We also believe it is important to recognize that virtual learning was hard for many of our students last fall. At Harborside, we are leveraging our strong relationships with our students by connecting specifically with students who struggled to succeed in the spring. Staff are contacting those students to review schedules and expectations, and supporting students with strategies they can use if they start to feel lost in the future. Organized study hall times, skill-building elective classes, after school homework help, and a student mentoring program are just a few of the structures that are being added this fall. At WHEELS, seeing that small-group remote sessions re-engaged students who had struggled, we are planning our blended and remote learning to prioritize small-group instruction and leverage the group work structures that had been a feature of most classes when we were in the building.

Another lesson we’ve learned as crises have piled on this year is that healing often begins with letting students lead and contribute to their communities. In the spring WHEELS English teacher Anthony Voulgarides asked his students to keep a pandemic journal, sharing their experiences and perspectives on what it was like to quarantine at home with infected family members or lose relatives who died from Covid 19. The journal assignment was therapeutic for many students and created an authentic learning experience that brought students together in the face of a common challenge. In the fall, our classes and extracurriculars will provide students more opportunities to contribute meaningfully to discussions of race, justice, and public health.

Through it all, despite the complexities of virtual learning, we really want our teachers to understand that deeper learning and the practical application of knowledge is still critically important. Worksheets are easy to e-mail home, but five assignments a week doing problems 1-40 is not going to expose our students to the varied depth of knowledge questions they need to develop new skills. Further, if we believe that education holds a share of the responsibility in building a more inclusive society, we need to focus on relevant, challenging instruction for all students.

At Harborside, teachers have met regularly this summer re-committing to compelling multidisciplinary units of study relating to the 1960’s civil rights movement, the flu pandemic of 1918, world conflicts, and Alzheimer’s/aging. Each of these units will end with the creation of significant student projects. Teachers are working to provide quality exemplars, clear learning targets, and task descriptors so that students can succeed with minimal face-to-face support.. Teachers are also carefully scaffolding each step of the assignments, and they are providing clear grading rubrics so that students understand what success should look like.

 

At WHEELS, we have also taken a depth-over-breadth approach, focusing on multidisciplinary learning expeditions where students can contribute to their community. Whether students are researching local organizations to provide microgrants with the Youth Philanthropy Initiative or advocating with local leaders to create a Clean Air Corridor around our building, engaging students in authentic tasks where they can take action increases their opportunities for deeper and more meaningful learning.
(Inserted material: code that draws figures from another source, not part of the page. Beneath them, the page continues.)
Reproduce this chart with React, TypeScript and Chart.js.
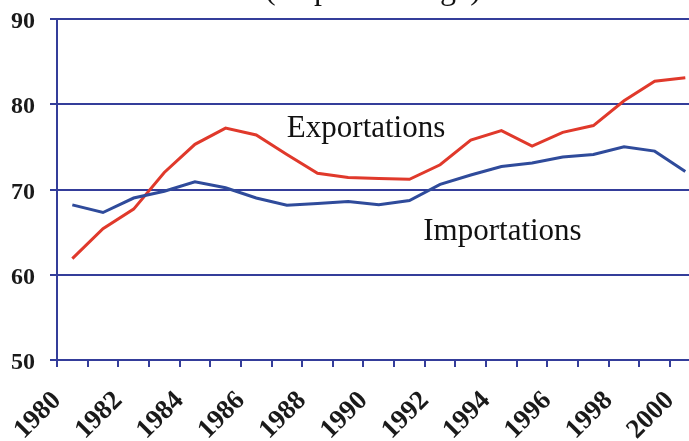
import { useEffect, useRef } from "react";
import { Chart, registerables } from "chart.js";

Chart.register(...registerables);

// Years (each value is plotted at mid-year, between the yearly tick marks)
const years = [
  1980, 1981, 1982, 1983, 1984, 1985, 1986, 1987, 1988, 1989, 1990,
  1991, 1992, 1993, 1994, 1995, 1996, 1997, 1998, 1999, 2000,
];
const exportations = [
  61.9, 65.4, 67.7, 72.0, 75.3, 77.2, 76.4, 74.1, 71.9, 71.4, 71.3,
  71.2, 72.9, 75.8, 76.9, 75.1, 76.7, 77.5, 80.4, 82.7, 83.1,
];
const importations = [
  68.2, 67.3, 69.0, 69.8, 70.9, 70.2, 69.0, 68.15, 68.35, 68.6, 68.2,
  68.7, 70.6, 71.7, 72.7, 73.1, 73.8, 74.1, 75.0, 74.5, 72.1,
];
const yMin = 50;
const yMax = 90;
const yStep = 10;
const xMin = 1980;
const xMax = 2000.62;

const titleText = "(en pourcentage)";
const exportLabel = "Exportations";
const importLabel = "Importations";
// annotation anchors, in data units (left edge / baseline of the text)
const exportLabelPos = { x: 1987.5, y: 76.1 };
const importLabelPos = { x: 1991.95, y: 64.1 };

const NAVY = "#343d9a";
const RED = "#e0392b";
const BLUE = "#2f4b9b";
const SERIF = "'Liberation Serif', 'Times New Roman', serif";

const textPlugin = {
  id: "annotTexts",
  afterDraw(chart: any) {
    const { ctx, chartArea, scales } = chart;
    const x = scales.x;
    const y = scales.y;
    ctx.save();
    ctx.fillStyle = "#111111";
    ctx.textBaseline = "alphabetic";
    ctx.textAlign = "left";
    ctx.font = `31px ${SERIF}`;
    ctx.fillText(exportLabel, x.getPixelForValue(exportLabelPos.x), y.getPixelForValue(exportLabelPos.y));
    ctx.fillText(importLabel, x.getPixelForValue(importLabelPos.x), y.getPixelForValue(importLabelPos.y));
    ctx.font = `32px ${SERIF}`;
    ctx.textAlign = "center";
    ctx.fillText(titleText, (chartArea.left + chartArea.right) / 2, -1);
    ctx.restore();
  },
};

export default function App() {
  const canvasRef = useRef<HTMLCanvasElement | null>(null);

  useEffect(() => {
    if (!canvasRef.current) return;
    const chart = new Chart(canvasRef.current, {
      type: "line",
      data: {
        datasets: [
          {
            label: importLabel,
            data: years.map((yr, i) => ({ x: yr + 0.5, y: importations[i] })),
            borderColor: BLUE,
            borderWidth: 3,
            pointRadius: 0,
            tension: 0,
            fill: false,
          },
          {
            label: exportLabel,
            data: years.map((yr, i) => ({ x: yr + 0.5, y: exportations[i] })),
            borderColor: RED,
            borderWidth: 3,
            pointRadius: 0,
            tension: 0,
            fill: false,
          },
        ],
      },
      options: {
        animation: false,
        responsive: false,
        maintainAspectRatio: false,
        devicePixelRatio: 1,
        layout: { padding: { top: 19, left: 0, right: 0, bottom: 0 } },
        plugins: {
          legend: { display: false },
          tooltip: { enabled: false },
          title: { display: false },
        },
        scales: {
          x: {
            type: "linear",
            min: xMin,
            max: xMax,
            afterFit(s: any) {
              s.height = 81;
              s.paddingLeft = 0;
              s.paddingRight = 0;
            },
            grid: {
              display: true,
              drawOnChartArea: false,
              drawTicks: true,
              tickLength: 7,
              color: NAVY,
              lineWidth: 2,
            },
            border: { display: true, color: NAVY, width: 2 },
            ticks: {
              stepSize: 1,
              includeBounds: false,
              autoSkip: false,
              minRotation: 45,
              maxRotation: 45,
              padding: 18,
              color: "#1a1a1a",
              font: { family: SERIF, size: 27, weight: "bold" },
              callback: (v: any) => (Number(v) % 2 === 0 ? String(v) : ""),
            },
          },
          y: {
            min: yMin,
            max: yMax,
            afterFit(s: any) {
              s.width = 57;
              s.paddingTop = 0;
              s.paddingBottom = 0;
            },
            grid: {
              color: NAVY,
              lineWidth: 2,
              tickLength: 7,
              drawTicks: true,
            },
            border: { display: true, color: NAVY, width: 2 },
            ticks: {
              stepSize: yStep,
              padding: 15,
              labelOffset: 3,
              color: "#1a1a1a",
              font: { family: SERIF, size: 24, weight: "bold" },
            },
          },
        },
      } as any,
      plugins: [textPlugin],
    });
    return () => chart.destroy();
  }, []);

  return (
    <div style={{ position: "fixed", left: 0, top: 0, width: 689, height: 441, background: "#ffffff" }}>
      <canvas ref={canvasRef} width={689} height={441} style={{ width: 689, height: 441, display: "block" }} />
    </div>
  );
}
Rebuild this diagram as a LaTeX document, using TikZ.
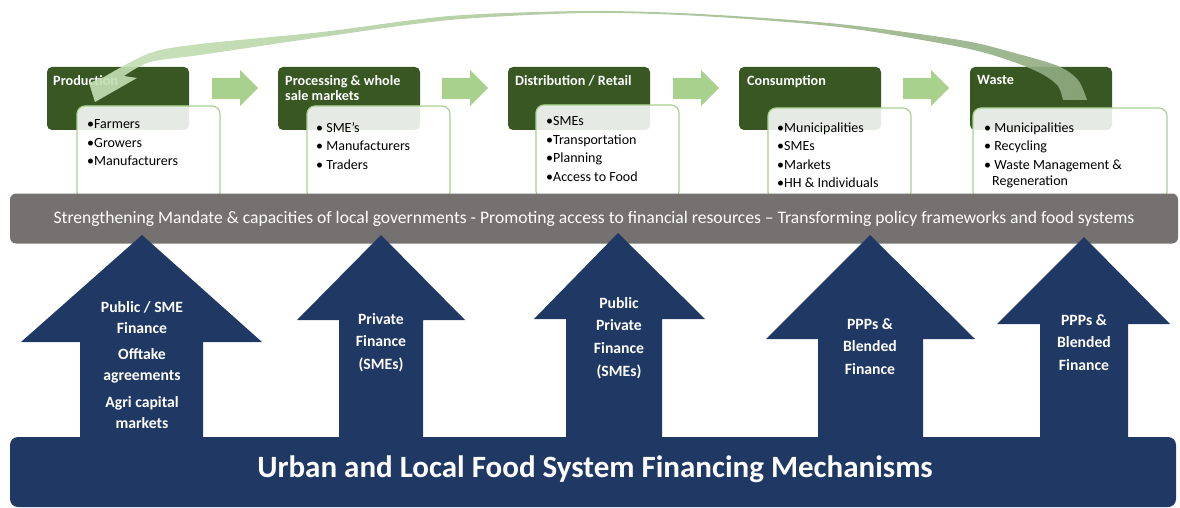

As the summer of 2020-21 school year begins, teachers and school leaders must rise to meet possibly the biggest challenge of our careers and be the lead learners in our communities. Our students need us to get this right! By sticking to our core values and innovating to address the instructional challenges of the moment, we can. For us this means ensuring that every student feels seen and valued, supporting students to overcome trauma and disconnection, providing opportunities for students to lead and contribute, and developing relevant and meaningful projects that engage students.